I won’t ruin the other challenges for you, but suffice it to say, they require close attention, and are beautifully designed. Neither of us is ever confused about which way to go or what to do next, physically or digitally. The only frustration is a repeated technical glitch in Surveillance, which means my progress keeps getting eaten by the computer. Because there is only one scenario for each challenge, that means you have to listen to the whole thing again each time. After two tries, I give up. I also realize that means this is a one-and-done experience; a repeat visit with my now very jealous 7-year-old would be boring.

We end up spending two hours at Spyscape, all told, completing all the puzzles and, in the case of Special Ops, going back for more. Is the adult ticket price justified? It is certainly more stimulating than a conveyor belt of photo ops, and more targeted than a children’s museum. I wouldn’t bring a child who couldn’t read well. You can see the money in the number of personnel, the constant cleaning of equipment, the sheer number of screens.

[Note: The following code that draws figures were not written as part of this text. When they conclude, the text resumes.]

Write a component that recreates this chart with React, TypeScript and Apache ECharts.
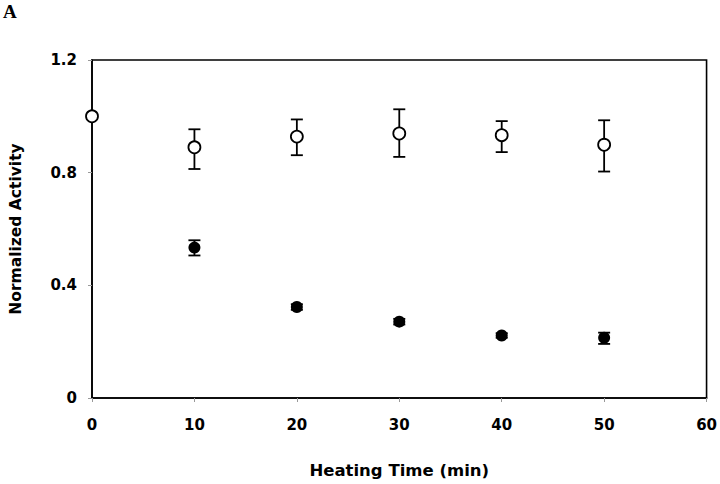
import React, { useEffect, useRef } from "react";
import * as echarts from "echarts";

const heatingTime = [0, 10, 20, 30, 40, 50];
const openMean = [1.0, 0.89, 0.928, 0.939, 0.933, 0.899];
const openLow = [null, 0.813, 0.862, 0.856, 0.873, 0.804];
const openHigh = [null, 0.954, 0.989, 1.025, 0.983, 0.986];

const filledTime = [10, 20, 30, 40, 50];
const filledMean = [0.534, 0.323, 0.271, 0.222, 0.214];
const filledLow = [0.506, 0.313, 0.261, 0.214, 0.192];
const filledHigh = [0.56, 0.333, 0.281, 0.23, 0.232];

const xTicks = [0, 10, 20, 30, 40, 50, 60];
const yTicks = [0, 0.4, 0.8, 1.2];

const FONT = "'DejaVu Sans', 'Liberation Sans', Arial, sans-serif";

function errorSeries(xs: number[], lows: (number | null)[], highs: (number | null)[]) {
  const data: number[][] = [];
  xs.forEach((x, i) => {
    const lo = lows[i];
    const hi = highs[i];
    if (lo != null && hi != null) data.push([x, lo, hi]);
  });
  return {
    type: "custom",
    z: 1,
    data,
    encode: { x: 0, y: [1, 2] },
    renderItem: (params: any, api: any) => {
      const x = api.value(0);
      const lo = api.coord([x, api.value(1)]);
      const hi = api.coord([x, api.value(2)]);
      const hw = 6;
      const style = { stroke: "#000", lineWidth: 1.8 };
      return {
        type: "group",
        children: [
          { type: "line", shape: { x1: lo[0], y1: lo[1], x2: hi[0], y2: hi[1] }, style },
          { type: "line", shape: { x1: lo[0] - hw, y1: lo[1], x2: lo[0] + hw, y2: lo[1] }, style },
          { type: "line", shape: { x1: hi[0] - hw, y1: hi[1], x2: hi[0] + hw, y2: hi[1] }, style },
        ],
      };
    },
  };
}

export default function App() {
  const ref = useRef<HTMLDivElement>(null);
  useEffect(() => {
    if (!ref.current) return;
    const chart = echarts.init(ref.current, null, { renderer: "svg" });
    chart.setOption({
      animation: false,
      backgroundColor: "#fff",
      grid: {
        left: 88,
        right: 12,
        top: 60,
        bottom: 84,
        show: true,
        borderColor: "#000",
        borderWidth: 1.6,
        backgroundColor: "transparent",
      },
      graphic: [
        {
          type: "text",
          left: 3,
          top: 2,
          style: {
            text: "A",
            fontSize: 19,
            fontWeight: "bold",
            fontFamily: "serif",
            fill: "#000",
          },
        },
      ],
      xAxis: {
        type: "value",
        min: 0,
        max: 60,
        interval: 10,
        name: "Heating Time (min)",
        nameLocation: "middle",
        nameGap: 64,
        nameTextStyle: { fontFamily: FONT, fontWeight: "bold", fontSize: 16.5, color: "#000" },
        axisLine: { show: true, lineStyle: { color: "#000", width: 1.6 } },
        axisTick: { show: true, length: 4, inside: false, lineStyle: { color: "#999" } },
        axisLabel: {
          fontFamily: FONT,
          fontWeight: "bold",
          fontSize: 15,
          color: "#000",
          margin: 19,
          formatter: (v: number) => (xTicks.includes(v) ? String(v) : ""),
        },
        splitLine: { show: false },
      },
      yAxis: {
        type: "value",
        min: 0,
        max: 1.2,
        interval: 0.4,
        name: "Normalized Activity",
        nameLocation: "middle",
        nameGap: 68,
        nameTextStyle: { fontFamily: FONT, fontWeight: "bold", fontSize: 15.5, color: "#000" },
        axisLine: { show: true, lineStyle: { color: "#000", width: 1.6 } },
        axisTick: { show: true, length: 4, lineStyle: { color: "#999" } },
        axisLabel: {
          fontFamily: FONT,
          fontWeight: "bold",
          fontSize: 15,
          color: "#000",
          margin: 15,
          formatter: (v: number) => {
            const t = yTicks.find((y) => Math.abs(y - v) < 1e-6);
            if (t === undefined) return "";
            return t === 0 ? "0" : t.toFixed(1);
          },
        },
        splitLine: { show: false },
      },
      series: [
        errorSeries(heatingTime, openLow, openHigh),
        errorSeries(filledTime, filledLow, filledHigh),
        {
          type: "scatter",
          z: 3,
          clip: false,
          symbol: "circle",
          symbolSize: 12,
          itemStyle: { color: "#fff", borderColor: "#000", borderWidth: 1.8, opacity: 1 },
          data: heatingTime.map((x, i) => [x, openMean[i]]),
        },
        {
          type: "scatter",
          z: 3,
          symbol: "circle",
          symbolSize: 12,
          itemStyle: { color: "#000", opacity: 1 },
          data: filledTime.map((x, i) => [x, filledMean[i]]),
        },
      ],
    });
    return () => chart.dispose();
  }, []);
  return <div ref={ref} style={{ width: 720, height: 484, position: "absolute", left: 0, top: 0 }} />;
}
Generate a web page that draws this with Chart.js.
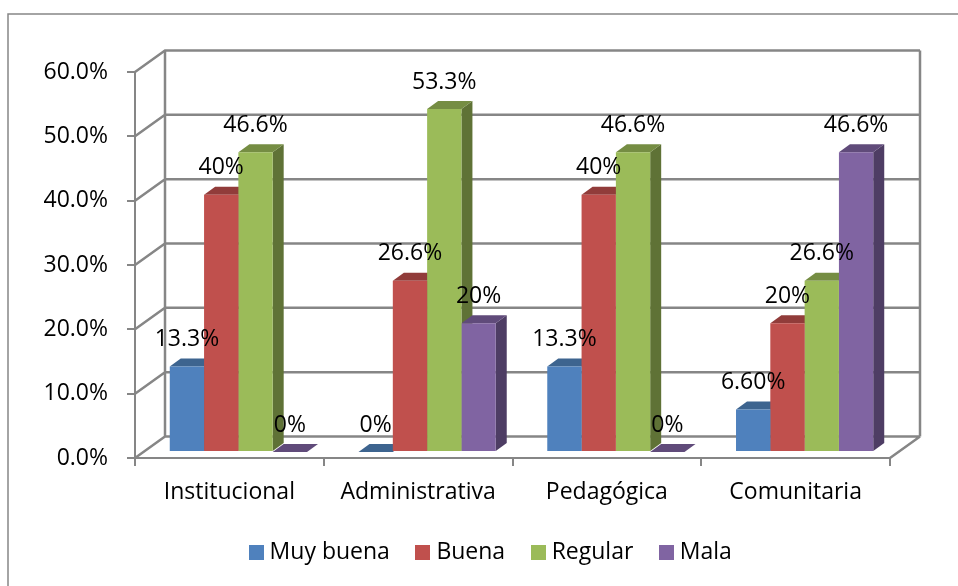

I ask 10-year-old for his rating: four and a half stars. A half star docked for the places where the design mask slips: “There were technical difficulties,” those interruptions in Surveillance, he says. “It goes from high tech to zero tech—like in the cafe, it’s just black.” He wants swoops, a la Zaha, more like the rippling LED ceiling over the gift shop and less like a mid-range Japanese restaurant.

In the last chamber, Debrief, we scan our ID bracelets a final time, standing in front of a person-sized screen. My Brainpower stats are decent—10/18 on a series of mathematical puzzles—but my Risk factor is a disappointment: “You take risks after careful consideration.” My espionage personality? Analytical. Inquisitive. Determined. As an architecture critic with a quizzical take and a stubborn streak, that sounds about right. I am indeed suited to be an Intelligence Analyst, while 10-year-old, who embraced far more risk and beat me in agility, is an Agent Handler. We exit. You’ll have to imagine the credit sequence.